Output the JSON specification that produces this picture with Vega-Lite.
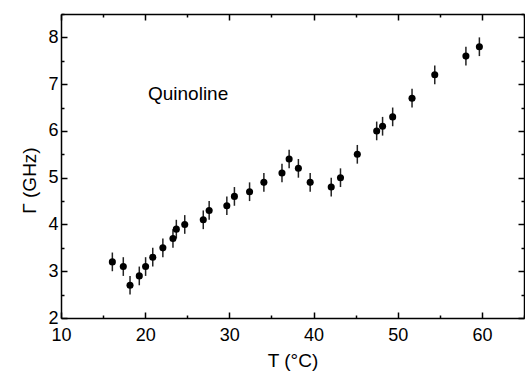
{
  "$schema": "https://vega.github.io/schema/vega-lite/v6.json",
  "width": 463,
  "height": 304,
  "autosize": "none",
  "padding": {"left": 61, "top": 14, "right": 1, "bottom": 61},
  "background": "white",
  "config": {
    "view": {"stroke": null},
    "font": "Liberation Sans",
    "axis": {
      "domainColor": "black", "domainWidth": 1.5, "tickColor": "black", "tickWidth": 1.5,
      "labelColor": "black", "titleColor": "black", "grid": false,
      "labelFont": "Liberation Sans", "titleFont": "Liberation Sans",
      "labelFontSize": 18, "titleFontSize": 19, "titleFontWeight": "normal",
      "labelFlush": false, "labelOverlap": false
    }
  },
  "data": {
    "values": [
      {"T": 16.1, "G": 3.2, "err": 0.2},
      {"T": 17.4, "G": 3.1, "err": 0.2},
      {"T": 18.2, "G": 2.7, "err": 0.2},
      {"T": 19.3, "G": 2.9, "err": 0.2},
      {"T": 20.05, "G": 3.1, "err": 0.2},
      {"T": 20.9, "G": 3.3, "err": 0.2},
      {"T": 22.1, "G": 3.5, "err": 0.2},
      {"T": 23.3, "G": 3.7, "err": 0.2},
      {"T": 23.7, "G": 3.9, "err": 0.2},
      {"T": 24.7, "G": 4.0, "err": 0.2},
      {"T": 26.9, "G": 4.1, "err": 0.2},
      {"T": 27.6, "G": 4.3, "err": 0.2},
      {"T": 29.7, "G": 4.4, "err": 0.2},
      {"T": 30.6, "G": 4.6, "err": 0.2},
      {"T": 32.4, "G": 4.7, "err": 0.2},
      {"T": 34.1, "G": 4.9, "err": 0.2},
      {"T": 36.25, "G": 5.1, "err": 0.2},
      {"T": 37.1, "G": 5.4, "err": 0.2},
      {"T": 38.2, "G": 5.2, "err": 0.2},
      {"T": 39.6, "G": 4.9, "err": 0.2},
      {"T": 42.1, "G": 4.8, "err": 0.2},
      {"T": 43.2, "G": 5.0, "err": 0.2},
      {"T": 45.2, "G": 5.5, "err": 0.2},
      {"T": 47.5, "G": 6.0, "err": 0.2},
      {"T": 48.2, "G": 6.1, "err": 0.2},
      {"T": 49.4, "G": 6.3, "err": 0.2},
      {"T": 51.7, "G": 6.7, "err": 0.2},
      {"T": 54.4, "G": 7.2, "err": 0.2},
      {"T": 58.1, "G": 7.6, "err": 0.2},
      {"T": 59.7, "G": 7.8, "err": 0.2}
    ]
  },
  "resolve": {"axis": {"x": "independent", "y": "independent"}},
  "layer": [
    {
      "mark": {"type": "errorbar", "color": "#222", "thickness": 1.5},
      "encoding": {
        "x": {"field": "T", "type": "quantitative", "scale": {"domain": [10, 65], "nice": false, "zero": false}, "axis": null},
        "y": {"field": "G", "type": "quantitative", "scale": {"domain": [2, 8.5], "nice": false, "zero": false}, "axis": null},
        "yError": {"field": "err"}
      }
    },
    {
      "mark": {"type": "circle", "color": "black", "opacity": 1, "size": 50},
      "encoding": {
        "x": {"field": "T", "type": "quantitative",
          "scale": {"domain": [10, 65], "nice": false, "zero": false},
          "axis": {
            "orient": "bottom", "title": "T (°C)",
            "values": [10, 15, 20, 25, 30, 35, 40, 45, 50, 55, 60, 65],
            "labelExpr": "datum.value % 10 === 0 ? format(datum.value, 'd') : ''",
            "tickSize": {"condition": {"test": "datum.value % 10 === 0", "value": -6}, "value": -3},
            "labelPadding": 14, "titlePadding": 4
          }
        },
        "y": {"field": "G", "type": "quantitative",
          "scale": {"domain": [2, 8.5], "nice": false, "zero": false},
          "axis": {
            "orient": "left", "title": "Γ  (GHz)",
            "values": [2, 2.5, 3, 3.5, 4, 4.5, 5, 5.5, 6, 6.5, 7, 7.5, 8, 8.5],
            "labelExpr": "datum.value % 1 === 0 ? format(datum.value, 'd') : ''",
            "tickSize": {"condition": {"test": "datum.value % 1 === 0", "value": -6}, "value": -3},
            "labelPadding": 9, "titlePadding": 8, "titleY": 166
          }
        }
      }
    },
    {
      "mark": {"type": "circle", "opacity": 0},
      "encoding": {
        "x": {"field": "T", "type": "quantitative",
          "scale": {"domain": [10, 65], "nice": false, "zero": false},
          "axis": {
            "orient": "top", "title": null, "labels": false,
            "values": [10, 15, 20, 25, 30, 35, 40, 45, 50, 55, 60, 65],
            "tickSize": {"condition": {"test": "datum.value % 10 === 0", "value": -6}, "value": -3}
          }
        },
        "y": {"field": "G", "type": "quantitative",
          "scale": {"domain": [2, 8.5], "nice": false, "zero": false},
          "axis": {
            "orient": "right", "title": null, "labels": false,
            "values": [2, 2.5, 3, 3.5, 4, 4.5, 5, 5.5, 6, 6.5, 7, 7.5, 8, 8.5],
            "tickSize": {"condition": {"test": "datum.value % 1 === 0", "value": -6}, "value": -3}
          }
        }
      }
    },
    {
      "data": {"values": [{"T": 25.1, "G": 6.67, "label": "Quinoline"}]},
      "mark": {"type": "text", "fontSize": 19, "align": "center", "baseline": "alphabetic", "color": "black", "font": "Liberation Sans"},
      "encoding": {
        "x": {"field": "T", "type": "quantitative", "scale": {"domain": [10, 65], "nice": false, "zero": false}, "axis": null},
        "y": {"field": "G", "type": "quantitative", "scale": {"domain": [2, 8.5], "nice": false, "zero": false}, "axis": null},
        "text": {"field": "label"}
      }
    }
  ]
}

*Written exercise*:
The data above needs to be retyped exactly, with the images left out.

*Output for this exercise*:
Output the JSON specification that produces this picture with Vega-Lite.
{
  "$schema": "https://vega.github.io/schema/vega-lite/v6.json",
  "width": 463,
  "height": 304,
  "autosize": "none",
  "padding": {"left": 61, "top": 14, "right": 1, "bottom": 61},
  "background": "white",
  "config": {
    "view": {"stroke": null},
    "font": "Liberation Sans",
    "axis": {
      "domainColor": "black", "domainWidth": 1.5, "tickColor": "black", "tickWidth": 1.5,
      "labelColor": "black", "titleColor": "black", "grid": false,
      "labelFont": "Liberation Sans", "titleFont": "Liberation Sans",
      "labelFontSize": 18, "titleFontSize": 19, "titleFontWeight": "normal",
      "labelFlush": false, "labelOverlap": false
    }
  },
  "data": {
    "values": [
      {"T": 16.1, "G": 3.2, "err": 0.2},
      {"T": 17.4, "G": 3.1, "err": 0.2},
      {"T": 18.2, "G": 2.7, "err": 0.2},
      {"T": 19.3, "G": 2.9, "err": 0.2},
      {"T": 20.05, "G": 3.1, "err": 0.2},
      {"T": 20.9, "G": 3.3, "err": 0.2},
      {"T": 22.1, "G": 3.5, "err": 0.2},
      {"T": 23.3, "G": 3.7, "err": 0.2},
      {"T": 23.7, "G": 3.9, "err": 0.2},
      {"T": 24.7, "G": 4.0, "err": 0.2},
      {"T": 26.9, "G": 4.1, "err": 0.2},
      {"T": 27.6, "G": 4.3, "err": 0.2},
      {"T": 29.7, "G": 4.4, "err": 0.2},
      {"T": 30.6, "G": 4.6, "err": 0.2},
      {"T": 32.4, "G": 4.7, "err": 0.2},
      {"T": 34.1, "G": 4.9, "err": 0.2},
      {"T": 36.25, "G": 5.1, "err": 0.2},
      {"T": 37.1, "G": 5.4, "err": 0.2},
      {"T": 38.2, "G": 5.2, "err": 0.2},
      {"T": 39.6, "G": 4.9, "err": 0.2},
      {"T": 42.1, "G": 4.8, "err": 0.2},
      {"T": 43.2, "G": 5.0, "err": 0.2},
      {"T": 45.2, "G": 5.5, "err": 0.2},
      {"T": 47.5, "G": 6.0, "err": 0.2},
      {"T": 48.2, "G": 6.1, "err": 0.2},
      {"T": 49.4, "G": 6.3, "err": 0.2},
      {"T": 51.7, "G": 6.7, "err": 0.2},
      {"T": 54.4, "G": 7.2, "err": 0.2},
      {"T": 58.1, "G": 7.6, "err": 0.2},
      {"T": 59.7, "G": 7.8, "err": 0.2}
    ]
  },
  "resolve": {"axis": {"x": "independent", "y": "independent"}},
  "layer": [
    {
      "mark": {"type": "errorbar", "color": "#222", "thickness": 1.5},
      "encoding": {
        "x": {"field": "T", "type": "quantitative", "scale": {"domain": [10, 65], "nice": false, "zero": false}, "axis": null},
        "y": {"field": "G", "type": "quantitative", "scale": {"domain": [2, 8.5], "nice": false, "zero": false}, "axis": null},
        "yError": {"field": "err"}
      }
    },
    {
      "mark": {"type": "circle", "color": "black", "opacity": 1, "size": 50},
      "encoding": {
        "x": {"field": "T", "type": "quantitative",
          "scale": {"domain": [10, 65], "nice": false, "zero": false},
          "axis": {
            "orient": "bottom", "title": "T (°C)",
            "values": [10, 15, 20, 25, 30, 35, 40, 45, 50, 55, 60, 65],
            "labelExpr": "datum.value % 10 === 0 ? format(datum.value, 'd') : ''",
            "tickSize": {"condition": {"test": "datum.value % 10 === 0", "value": -6}, "value": -3},
            "labelPadding": 14, "titlePadding": 4
          }
        },
        "y": {"field": "G", "type": "quantitative",
          "scale": {"domain": [2, 8.5], "nice": false, "zero": false},
          "axis": {
            "orient": "left", "title": "Γ  (GHz)",
            "values": [2, 2.5, 3, 3.5, 4, 4.5, 5, 5.5, 6, 6.5, 7, 7.5, 8, 8.5],
            "labelExpr": "datum.value % 1 === 0 ? format(datum.value, 'd') : ''",
            "tickSize": {"condition": {"test": "datum.value % 1 === 0", "value": -6}, "value": -3},
            "labelPadding": 9, "titlePadding": 8, "titleY": 166
          }
        }
      }
    },
    {
      "mark": {"type": "circle", "opacity": 0},
      "encoding": {
        "x": {"field": "T", "type": "quantitative",
          "scale": {"domain": [10, 65], "nice": false, "zero": false},
          "axis": {
            "orient": "top", "title": null, "labels": false,
            "values": [10, 15, 20, 25, 30, 35, 40, 45, 50, 55, 60, 65],
            "tickSize": {"condition": {"test": "datum.value % 10 === 0", "value": -6}, "value": -3}
          }
        },
        "y": {"field": "G", "type": "quantitative",
          "scale": {"domain": [2, 8.5], "nice": false, "zero": false},
          "axis": {
            "orient": "right", "title": null, "labels": false,
            "values": [2, 2.5, 3, 3.5, 4, 4.5, 5, 5.5, 6, 6.5, 7, 7.5, 8, 8.5],
            "tickSize": {"condition": {"test": "datum.value % 1 === 0", "value": -6}, "value": -3}
          }
        }
      }
    },
    {
      "data": {"values": [{"T": 25.1, "G": 6.67, "label": "Quinoline"}]},
      "mark": {"type": "text", "fontSize": 19, "align": "center", "baseline": "alphabetic", "color": "black", "font": "Liberation Sans"},
      "encoding": {
        "x": {"field": "T", "type": "quantitative", "scale": {"domain": [10, 65], "nice": false, "zero": false}, "axis": null},
        "y": {"field": "G", "type": "quantitative", "scale": {"domain": [2, 8.5], "nice": false, "zero": false}, "axis": null},
        "text": {"field": "label"}
      }
    }
  ]
}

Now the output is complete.